Produced by Sheronda Caldwell, Alejandro Castro, Ronnie Freeman, Araceli Leon, Axel Melgoza
Our target voters are men and women between ages 25-35 in the lower middle class. We believe that they should be targeted because they are the ones who do not have the substantial amount of money to bail loved ones out of jail and would have to rely on the results of court hearings. What the target voters will see is that Proposition 9 will not benefit everyone. It threatens people’s rights to equality and justice. Our group is using rhetorical devices such as logos and pathos. Our attempts at logos show many facts about the ill effects of the proposition’s passing. We use pathos with some pictures and scenes that reflect on what will happen if Prop 9 does pass and how it will affect people’s lives. Our ad is a mixture of pictures, text, and narration. We are presenting the prop by “selling” it to the capitalist society in which everybody buys products. We show voters they should not buy this “product” because it will hurt you in the end and you will not be happy with the results.

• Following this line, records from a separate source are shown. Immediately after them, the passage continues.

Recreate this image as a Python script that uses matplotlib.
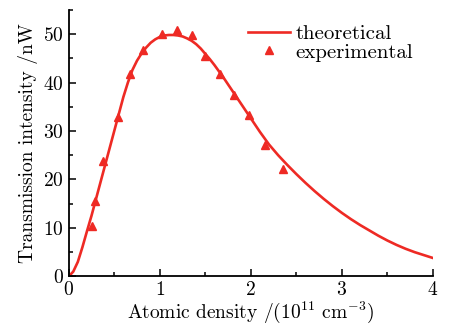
import matplotlib
matplotlib.use("Agg")
import matplotlib.pyplot as plt
from matplotlib.ticker import MultipleLocator

plt.rcParams['font.family'] = ['cmr10', 'DejaVu Serif']
plt.rcParams['mathtext.fontset'] = 'cm'
plt.rcParams['axes.formatter.use_mathtext'] = True

# theoretical curve
theo_x = [0.0, 0.05, 0.1, 0.15, 0.2, 0.25, 0.3, 0.35, 0.4, 0.45, 0.5, 0.55, 0.6,
          0.65, 0.7, 0.75, 0.8, 0.85, 0.9, 0.95, 1.0, 1.05, 1.1, 1.15, 1.2, 1.25,
          1.3, 1.35, 1.4, 1.45, 1.5, 1.55, 1.6, 1.7, 1.8, 1.9, 2.0, 2.1, 2.2, 2.3,
          2.4, 2.5, 2.6, 2.7, 2.8, 2.9, 3.0, 3.1, 3.2, 3.3, 3.4, 3.5, 3.6, 3.7,
          3.8, 3.9, 4.0]
theo_y = [0.0, 1.0, 3.0, 6.0, 9.3, 12.5, 16.0, 19.5, 23.0, 26.5, 30.0, 33.5, 37.0,
          40.0, 42.6, 44.5, 46.0, 47.2, 48.2, 48.9, 49.4, 49.7, 49.8, 49.8, 49.7,
          49.5, 49.1, 48.6, 47.9, 47.0, 45.9, 44.8, 43.6, 41.0, 38.2, 35.4, 32.6,
          29.8, 27.2, 25.0, 23.0, 21.1, 19.3, 17.6, 16.0, 14.5, 13.1, 11.8, 10.6,
          9.5, 8.4, 7.4, 6.5, 5.7, 5.0, 4.4, 3.8]

# experimental points
exp_x = [0.26, 0.29, 0.38, 0.54, 0.67, 0.82, 1.02, 1.19, 1.35, 1.50, 1.66, 1.81,
         1.98, 2.16, 2.35]
exp_y = [10.5, 15.5, 23.8, 32.8, 41.8, 46.7, 50.0, 50.8, 49.8, 45.5, 41.8, 37.5,
         33.4, 27.2, 22.1]

red = '#ee2a24'

fig = plt.figure(figsize=(4.52, 3.26), dpi=100)
ax = fig.add_axes([0.152, 0.152, 0.806, 0.818])

ax.plot(theo_x, theo_y, color=red, lw=1.9, label='theoretical', zorder=2)
ax.plot(exp_x, exp_y, linestyle='none', marker='^', color=red, markersize=5.5,
        label='experimental', zorder=3)

ax.set_xlim(0, 4)
ax.set_ylim(0, 55)
ax.xaxis.set_major_locator(MultipleLocator(1))
ax.xaxis.set_minor_locator(MultipleLocator(0.5))
ax.yaxis.set_major_locator(MultipleLocator(10))
ax.yaxis.set_minor_locator(MultipleLocator(5))
ax.tick_params(which='both', direction='in', labelsize=14, width=1.1)
ax.tick_params(which='major', length=5)
ax.tick_params(which='minor', length=3)
ax.spines['top'].set_visible(False)
ax.spines['right'].set_visible(False)
for s in ('left', 'bottom'):
    ax.spines[s].set_linewidth(1.3)

ax.set_xlabel(r'Atomic density /(10$^{11}$ cm$^{-3}$)', fontsize=14, labelpad=0)
ax.set_ylabel('Transmission intensity /nW', fontsize=14, labelpad=4)

leg = ax.legend(loc='upper right', frameon=False, fontsize=15, handlelength=2.0,
                handletextpad=0.25, labelspacing=0.0, borderaxespad=0.3,
                bbox_to_anchor=(0.985, 1.0))

fig.savefig('out.png', dpi=100)
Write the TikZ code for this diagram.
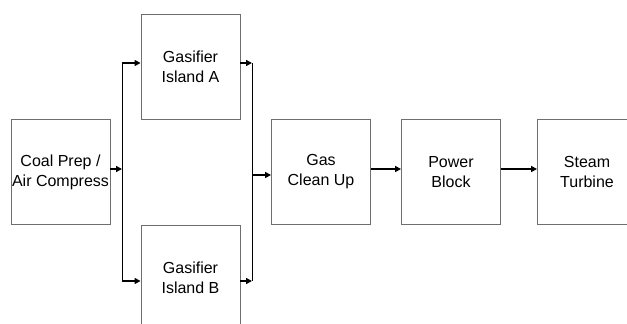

Produced by Alexander Gurdal, Zach Macias, Angie Paulino, Raul Valle, Isis Walls
Many voters are unfamiliar with Proposition 11. The number of undecided voters is well over 50%, so our target voter is more general than specific. We chose people 35 and up. Because many people are skeptical of the government, they are likely to vote yes on Prop 11, for it seems to give more power to Californians. We show voters the other side of the argument by emphasizing the possibility of corruption and bureaucratic decision-making if Prop 11 were to pass. We appeal to voters’ insecurities while shattering the belief that Proposition 11 gives California citizens more power in Sacramento.